In a statement which described the Scottish Government report as “woefully inadequate”, FoES’ Mary Church warned: “We are alarmed by the intention to review permitted development rights and urge the Scottish Government not to follow the UK Government in ripping up the planning rulebook to rush through controversial applications against community wishes.”

In response, Higgins said: “You have got the ideological zealots who would throw economic growth and jobs under a bus to achieve a much narrower set of objectives. I’m referring to Friends of the Earth and certain parts of the green movement.”

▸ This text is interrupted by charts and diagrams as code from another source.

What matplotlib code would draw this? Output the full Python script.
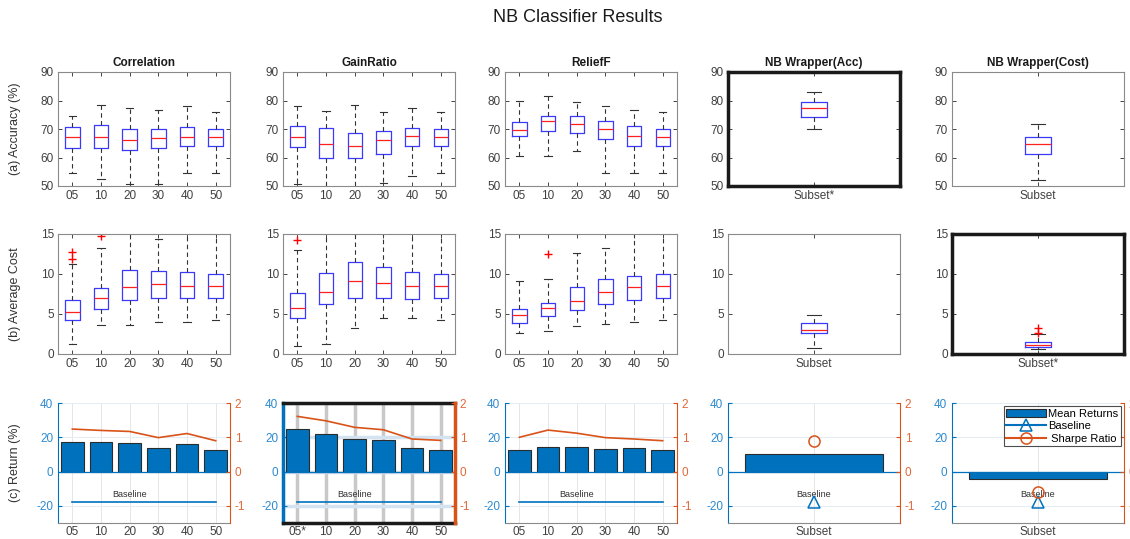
import matplotlib.pyplot as plt
import numpy as np

plt.rcParams['font.family'] = ['Liberation Sans', 'DejaVu Sans']
plt.rcParams['axes.unicode_minus'] = False

BLUE = '#0072BD'
ORANGE = '#D95319'
SPINE = '#8a8a8a'
TXT = '#404040'

methods = ['Correlation', 'GainRatio', 'ReliefF', 'NB Wrapper(Acc)', 'NB Wrapper(Cost)']
subsets = ['05', '10', '20', '30', '40', '50']

# boxplot stats, rows: lower whisker, Q1, median, Q3, upper whisker
corr_acc = [[54.4, 52.5, 50.7, 50.6, 54.7, 54.4],
            [63.5, 63.2, 62.5, 63.3, 64.2, 64.2],
            [67.1, 67.3, 66.1, 66.7, 67.1, 67.3],
            [70.6, 71.3, 70.1, 69.9, 70.6, 70.0],
            [74.7, 78.5, 77.3, 76.6, 78.0, 75.8]]
gain_acc = [[50.8, 48.0, 48.0, 51.2, 53.4, 54.4],
            [63.6, 59.9, 59.8, 61.2, 64.1, 64.1],
            [67.3, 64.6, 63.9, 66.1, 67.4, 67.3],
            [71.2, 70.2, 68.7, 69.3, 70.5, 70.0],
            [78.0, 76.4, 78.5, 75.9, 77.3, 75.8]]
relief_acc = [[60.7, 60.7, 62.2, 54.4, 54.4, 54.4],
              [67.4, 69.3, 68.6, 66.6, 64.2, 64.1],
              [69.5, 72.8, 71.6, 69.9, 67.6, 67.3],
              [72.4, 74.7, 74.4, 72.9, 70.9, 70.1],
              [79.9, 81.6, 79.3, 77.9, 76.5, 75.8]]
wacc_acc = [[70.0], [74.1], [77.3], [79.6], [83.1]]
wcost_acc = [[52.0], [61.4], [64.8], [67.3], [71.8]]

corr_cost = [[1.25, 3.6, 3.6, 4.0, 4.0, 4.3],
             [4.3, 5.67, 6.8, 7.0, 7.0, 7.0],
             [5.25, 7.0, 8.4, 8.75, 8.5, 8.5],
             [6.8, 8.25, 10.5, 10.4, 10.25, 10.0],
             [11.2, 13.3, 16.0, 14.4, 16.0, 16.0]]
corr_cost_out = [[11.9, 12.75], [14.8], [], [], [], []]
gain_cost = [[1.0, 1.25, 3.3, 4.5, 4.5, 4.3],
             [4.5, 6.2, 7.0, 7.0, 6.9, 7.0],
             [5.75, 7.8, 9.1, 8.9, 8.5, 8.5],
             [7.67, 10.1, 11.5, 10.9, 10.25, 10.0],
             [13.0, 16.0, 16.0, 16.0, 16.0, 16.0]]
gain_cost_out = [[14.2], [], [], [], [], []]
relief_cost = [[2.6, 2.9, 3.5, 3.7, 4.0, 4.3],
               [3.9, 4.8, 5.5, 6.2, 6.8, 7.0],
               [4.83, 5.7, 6.67, 7.7, 8.4, 8.5],
               [5.67, 6.4, 8.4, 9.4, 9.7, 10.0],
               [9.1, 9.4, 12.6, 13.3, 16.0, 16.0]]
relief_cost_out = [[], [12.5], [], [], [], []]
wacc_cost = [[0.8], [2.6], [3.0], [3.9], [4.9]]
wcost_cost = [[0.65], [0.9], [1.15], [1.45], [2.5]]
wcost_cost_out = [[2.6, 3.3]]

# mean returns (%) and sharpe ratio
ret_corr = [17.2, 17.2, 16.7, 14.0, 16.1, 12.6]
sharpe_corr = [1.24, 1.20, 1.17, 0.99, 1.11, 0.90]
ret_gain = [25.1, 21.8, 18.9, 18.2, 13.6, 12.4]
sharpe_gain = [1.61, 1.48, 1.29, 1.22, 0.95, 0.91]
ret_relief = [12.4, 14.4, 14.4, 13.2, 13.8, 12.4]
sharpe_relief = [1.00, 1.21, 1.12, 0.99, 0.95, 0.90]
ret_wacc = [10.0]
sharpe_wacc = [0.88]
ret_wcost = [-4.4]
sharpe_wcost = [-0.6]
baseline = -18

fig = plt.figure(figsize=(11.3, 5.39), dpi=100)
W, H = 1130, 539
col_left = [58, 283, 505, 728, 952]
col_w = 172
rows_px = [(72, 186), (234, 354), (403, 523)]


def make_ax(r, c):
    top, bot = rows_px[r]
    return fig.add_axes([col_left[c] / W, (H - bot) / H, col_w / W, (bot - top) / H])


def style_box_ax(ax, hl):
    ax.tick_params(direction='in', top=True, right=True, length=3, width=0.6,
                   color='#262626', labelcolor=TXT, labelsize=8.5, pad=3)
    for s in ax.spines.values():
        s.set_color('#1a1a1a' if hl else SPINE)
        s.set_linewidth(2.5 if hl else 0.8)


def box_panel(ax, stats, labels, fliers=None, hl=False):
    n = len(labels)
    if fliers is None:
        fliers = [[] for _ in range(n)]
    bs = [dict(whislo=stats[0][i], q1=stats[1][i], med=stats[2][i],
               q3=stats[3][i], whishi=stats[4][i], fliers=fliers[i]) for i in range(n)]
    w = 0.5 if n > 1 else 0.155
    ax.bxp(bs, positions=range(1, n + 1), widths=w, capwidths=w * 0.5,
           boxprops=dict(color='#3a3aff', lw=0.9),
           medianprops=dict(color='#ff2020', lw=0.9),
           whiskerprops=dict(color='#333333', ls=(0, (4, 3)), lw=0.8),
           capprops=dict(color='#333333', lw=0.8),
           flierprops=dict(marker='+', markeredgecolor='red', markersize=6, ls='none'))
    ax.set_xlim(0.5, n + 0.5)
    ax.set_xticks(range(1, n + 1), labels)
    style_box_ax(ax, hl)


def ret_panel(ax, rets, sharpe, labels, hl=False, legend=False):
    n = len(rets)
    x = np.arange(1, n + 1)
    ax.set_axisbelow(True)
    gl = 2.5 if hl else 0.7
    ax.grid(True, axis='x', color='#c8c8c8' if hl else '#e6e6e6', lw=gl)
    ax.grid(True, axis='y', color='#d4e3f1' if hl else '#e4ecf4', lw=gl)
    bars = ax.bar(x, rets, width=0.8, color=BLUE, edgecolor='#2b2b2b', lw=0.8, zorder=2)
    ax.axhline(0, color=BLUE, lw=0.9, zorder=3)
    if n > 1:
        bl, = ax.plot([x[0], x[-1]], [baseline, baseline], color=BLUE, lw=1.2, zorder=3)
        ax.text(3, baseline + 4.6, 'Baseline', fontsize=6.5, ha='center', va='center', color='#333333')
    else:
        bl, = ax.plot(x, [baseline], '-^', color=BLUE, mfc='none', ms=8, mew=1.1, zorder=4)
        ax.text(1, baseline + 4.6, 'Baseline', fontsize=6.5, ha='center', va='center', color='#333333')
    ax.set_xlim(0.5, n + 0.5)
    ax.set_ylim(-30, 40)
    ax.set_yticks([-20, 0, 20, 40])
    ax.set_xticks(x, labels)
    ax.tick_params(axis='y', direction='in', length=3, color=BLUE, labelcolor='#2d8ad0', labelsize=8.5)
    ax.tick_params(axis='x', direction='in', length=0, labelcolor=TXT, labelsize=8.5, pad=2)
    ax.spines['right'].set_visible(False)
    ax.spines['left'].set_color(BLUE)
    ax.spines['top'].set_visible(hl)
    ax.spines['bottom'].set_color('#1a1a1a' if hl else SPINE)

    ax2 = ax.twinx()
    if n > 1:
        sp, = ax2.plot(x, sharpe, color=ORANGE, lw=1.2)
    else:
        sp, = ax2.plot(x, sharpe, '-o', color=ORANGE, mfc='none', ms=8, mew=1.1)
    ax2.set_ylim(-1.5, 2)
    ax2.set_yticks([-1, 0, 1, 2])
    ax2.tick_params(axis='y', direction='in', length=3, color=ORANGE, labelcolor='#e0683a', labelsize=8.5)
    for s in ['left', 'top', 'bottom']:
        ax2.spines[s].set_visible(False)
    ax2.spines['right'].set_color(ORANGE)
    ax2.spines['right'].set_linewidth(2.5 if hl else 0.8)
    if hl:
        ax.spines['left'].set_linewidth(2.5)
        ax.spines['top'].set_color('#1a1a1a')
        ax.spines['top'].set_linewidth(2.5)
        ax.spines['bottom'].set_linewidth(2.5)
    else:
        ax.spines['left'].set_linewidth(0.8)
        ax.spines['bottom'].set_linewidth(0.8)
    if legend:
        leg = ax2.legend([bars, bl, sp], ['Mean Returns', 'Baseline', ' Sharpe Ratio'],
                         loc='upper right', fontsize=8, frameon=True, fancybox=False,
                         borderpad=0.2, handlelength=3.6, handletextpad=0.2, labelspacing=0.25,
                         borderaxespad=0.3)
        leg.get_frame().set_edgecolor('#222222')
        leg.get_frame().set_linewidth(0.8)
    return ax, ax2


# row 1: accuracy
acc_data = [corr_acc, gain_acc, relief_acc, wacc_acc, wcost_acc]
acc_labels = [subsets, subsets, subsets, ['Subset*'], ['Subset']]
for c in range(5):
    ax = make_ax(0, c)
    box_panel(ax, acc_data[c], acc_labels[c], hl=(c == 3))
    ax.set_ylim(50, 90)
    ax.set_yticks([50, 60, 70, 80, 90])
    ax.set_title(methods[c], fontsize=8.5, fontweight='bold', color='#1a1a1a', pad=4)

# row 2: average cost
cost_data = [corr_cost, gain_cost, relief_cost, wacc_cost, wcost_cost]
cost_out = [corr_cost_out, gain_cost_out, relief_cost_out, None, wcost_cost_out]
cost_labels = [subsets, subsets, subsets, ['Subset'], ['Subset*']]
for c in range(5):
    ax = make_ax(1, c)
    box_panel(ax, cost_data[c], cost_labels[c], fliers=cost_out[c], hl=(c == 4))
    ax.set_ylim(0, 15)
    ax.set_yticks([0, 5, 10, 15])

# row 3: returns
ret_panel(make_ax(2, 0), ret_corr, sharpe_corr, subsets)
ret_panel(make_ax(2, 1), ret_gain, sharpe_gain, ['05*'] + subsets[1:], hl=True)
ret_panel(make_ax(2, 2), ret_relief, sharpe_relief, subsets)
ret_panel(make_ax(2, 3), ret_wacc, sharpe_wacc, ['Subset'])
ret_panel(make_ax(2, 4), ret_wcost, sharpe_wcost, ['Subset'], legend=True)

fig.text(578 / W, 1 - 18 / H, 'NB Classifier Results', ha='center', va='center', fontsize=13, color='#1a1a1a')
row_labels = ['(a) Accuracy (%)', '(b) Average Cost', '(c) Return (%)']
for (top, bot), lab in zip(rows_px, row_labels):
    fig.text(15 / W, 1 - (top + bot) / 2 / H, lab, rotation=90, ha='center', va='center',
             fontsize=9, color='#333333')

fig.savefig('out.png', dpi=100)
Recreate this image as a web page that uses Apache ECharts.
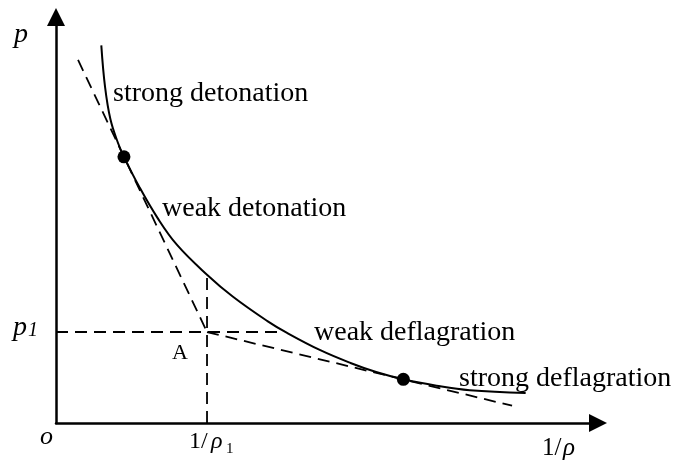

The Disappearing Just Transition

Leaving aside the claim that the environment is a “narrower” concern than business, we can surmise that if Higgins’ intention with this statement is to defend the substance of his proposals from a rival lobby, he might have scant need for concern.

In recent years, the rhetoric of a ‘Just Transition’ has failed to meet reality in Scotland. Scottish Government policy has consistently favoured so-called ‘Big Carbon’, including with tax breaks for North Sea oil – indeed, the Scottish Government’s traditional criticism of the UK Government on this front was that it over-taxed the industry. It has consistently pandered to some of the country’s biggest polluters, like Jim Ratcliffe and his Ineos operation.

The auction block is already live. In 2019, the Scottish Government faced accusations of industrial mismanagement from unions and environmentalists when the French state-owned company EDF sent major work on wind turbine jackets to yards in Indonesia for a new offshore windfarm on the Fife coast, as local yards went empty and shed jobs.

The incident made clear, just as the pandemic has, the frailty of a national economy structured around foreign ownership and far-flung international supply chains. Yet appeals for more locally accountable, democratic and planned industrial development have met little to no response from the Scottish Government.

In fact, the Scottish Government paper has even less of interest to say about the development of local and national supply chains, and durable, resilient local economies than the AGER report. What it does say is flooded with more appeals to business: “We will look to private sector players to play a strong leadership role in this approach.”

This is all a far cry from rhetoric that approximated the idea of a ‘Green New Deal’, where the clear onus is clearly on state initiative. It follows the rejection of a National Infrastructure Company, a key lever in such a strategy.

Environmentalists who want to know if market orthodoxies in Scotland’s elite have been shaken by the pandemic now have their answer.